### Aim:
Reproduce all the material exactly, minus any pictures it holds.

### Dataset content:
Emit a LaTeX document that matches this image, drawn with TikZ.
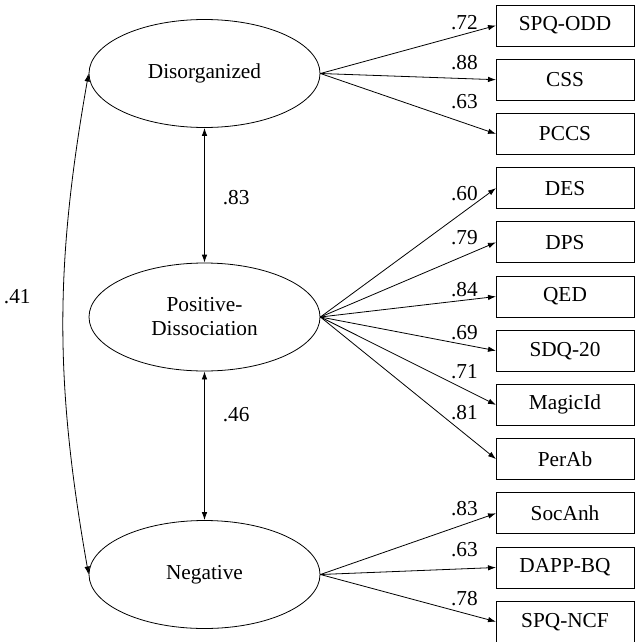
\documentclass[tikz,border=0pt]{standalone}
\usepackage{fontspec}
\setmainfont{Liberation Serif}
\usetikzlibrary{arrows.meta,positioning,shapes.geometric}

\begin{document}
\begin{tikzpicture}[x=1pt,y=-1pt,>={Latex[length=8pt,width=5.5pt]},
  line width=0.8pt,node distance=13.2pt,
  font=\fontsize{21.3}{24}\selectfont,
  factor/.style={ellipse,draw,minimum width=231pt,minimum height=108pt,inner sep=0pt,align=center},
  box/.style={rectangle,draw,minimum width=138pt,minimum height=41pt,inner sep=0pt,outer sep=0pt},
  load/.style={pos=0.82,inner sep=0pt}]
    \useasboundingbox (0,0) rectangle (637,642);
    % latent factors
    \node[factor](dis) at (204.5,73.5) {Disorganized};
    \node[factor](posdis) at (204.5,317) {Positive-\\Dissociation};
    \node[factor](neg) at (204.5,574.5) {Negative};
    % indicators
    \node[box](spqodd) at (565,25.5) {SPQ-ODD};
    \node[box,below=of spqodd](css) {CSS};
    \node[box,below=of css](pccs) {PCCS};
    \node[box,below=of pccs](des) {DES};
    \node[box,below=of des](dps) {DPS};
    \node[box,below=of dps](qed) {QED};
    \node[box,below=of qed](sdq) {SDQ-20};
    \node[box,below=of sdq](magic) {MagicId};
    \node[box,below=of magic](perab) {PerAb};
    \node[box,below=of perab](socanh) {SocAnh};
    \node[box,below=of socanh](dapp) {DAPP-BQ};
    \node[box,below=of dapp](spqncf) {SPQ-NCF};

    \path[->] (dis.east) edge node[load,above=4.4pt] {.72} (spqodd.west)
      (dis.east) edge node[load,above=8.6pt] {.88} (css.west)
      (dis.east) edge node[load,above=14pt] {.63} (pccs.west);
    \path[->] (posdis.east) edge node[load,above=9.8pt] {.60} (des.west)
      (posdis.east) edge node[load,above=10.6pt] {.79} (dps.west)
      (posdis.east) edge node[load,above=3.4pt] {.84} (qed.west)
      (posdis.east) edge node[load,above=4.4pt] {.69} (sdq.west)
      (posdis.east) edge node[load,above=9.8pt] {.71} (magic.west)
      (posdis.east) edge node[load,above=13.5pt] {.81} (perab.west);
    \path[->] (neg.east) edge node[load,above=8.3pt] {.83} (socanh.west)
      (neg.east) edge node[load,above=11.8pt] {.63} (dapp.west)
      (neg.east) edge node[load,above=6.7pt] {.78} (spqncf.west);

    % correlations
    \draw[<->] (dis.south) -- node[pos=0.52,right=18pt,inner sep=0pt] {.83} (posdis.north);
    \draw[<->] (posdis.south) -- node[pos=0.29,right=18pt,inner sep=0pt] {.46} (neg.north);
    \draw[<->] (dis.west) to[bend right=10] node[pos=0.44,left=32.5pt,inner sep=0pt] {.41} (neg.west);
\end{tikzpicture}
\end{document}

### The completed task:
Emit a LaTeX document that matches this image, drawn with TikZ.
\documentclass[tikz,border=0pt]{standalone}
\usepackage{fontspec}
\setmainfont{Liberation Serif}
\usetikzlibrary{arrows.meta,positioning,shapes.geometric}

\begin{document}
\begin{tikzpicture}[x=1pt,y=-1pt,>={Latex[length=8pt,width=5.5pt]},
  line width=0.8pt,node distance=13.2pt,
  font=\fontsize{21.3}{24}\selectfont,
  factor/.style={ellipse,draw,minimum width=231pt,minimum height=108pt,inner sep=0pt,align=center},
  box/.style={rectangle,draw,minimum width=138pt,minimum height=41pt,inner sep=0pt,outer sep=0pt},
  load/.style={pos=0.82,inner sep=0pt}]
    \useasboundingbox (0,0) rectangle (637,642);
    % latent factors
    \node[factor](dis) at (204.5,73.5) {Disorganized};
    \node[factor](posdis) at (204.5,317) {Positive-\\Dissociation};
    \node[factor](neg) at (204.5,574.5) {Negative};
    % indicators
    \node[box](spqodd) at (565,25.5) {SPQ-ODD};
    \node[box,below=of spqodd](css) {CSS};
    \node[box,below=of css](pccs) {PCCS};
    \node[box,below=of pccs](des) {DES};
    \node[box,below=of des](dps) {DPS};
    \node[box,below=of dps](qed) {QED};
    \node[box,below=of qed](sdq) {SDQ-20};
    \node[box,below=of sdq](magic) {MagicId};
    \node[box,below=of magic](perab) {PerAb};
    \node[box,below=of perab](socanh) {SocAnh};
    \node[box,below=of socanh](dapp) {DAPP-BQ};
    \node[box,below=of dapp](spqncf) {SPQ-NCF};

    \path[->] (dis.east) edge node[load,above=4.4pt] {.72} (spqodd.west)
      (dis.east) edge node[load,above=8.6pt] {.88} (css.west)
      (dis.east) edge node[load,above=14pt] {.63} (pccs.west);
    \path[->] (posdis.east) edge node[load,above=9.8pt] {.60} (des.west)
      (posdis.east) edge node[load,above=10.6pt] {.79} (dps.west)
      (posdis.east) edge node[load,above=3.4pt] {.84} (qed.west)
      (posdis.east) edge node[load,above=4.4pt] {.69} (sdq.west)
      (posdis.east) edge node[load,above=9.8pt] {.71} (magic.west)
      (posdis.east) edge node[load,above=13.5pt] {.81} (perab.west);
    \path[->] (neg.east) edge node[load,above=8.3pt] {.83} (socanh.west)
      (neg.east) edge node[load,above=11.8pt] {.63} (dapp.west)
      (neg.east) edge node[load,above=6.7pt] {.78} (spqncf.west);

    % correlations
    \draw[<->] (dis.south) -- node[pos=0.52,right=18pt,inner sep=0pt] {.83} (posdis.north);
    \draw[<->] (posdis.south) -- node[pos=0.29,right=18pt,inner sep=0pt] {.46} (neg.north);
    \draw[<->] (dis.west) to[bend right=10] node[pos=0.44,left=32.5pt,inner sep=0pt] {.41} (neg.west);
\end{tikzpicture}
\end{document}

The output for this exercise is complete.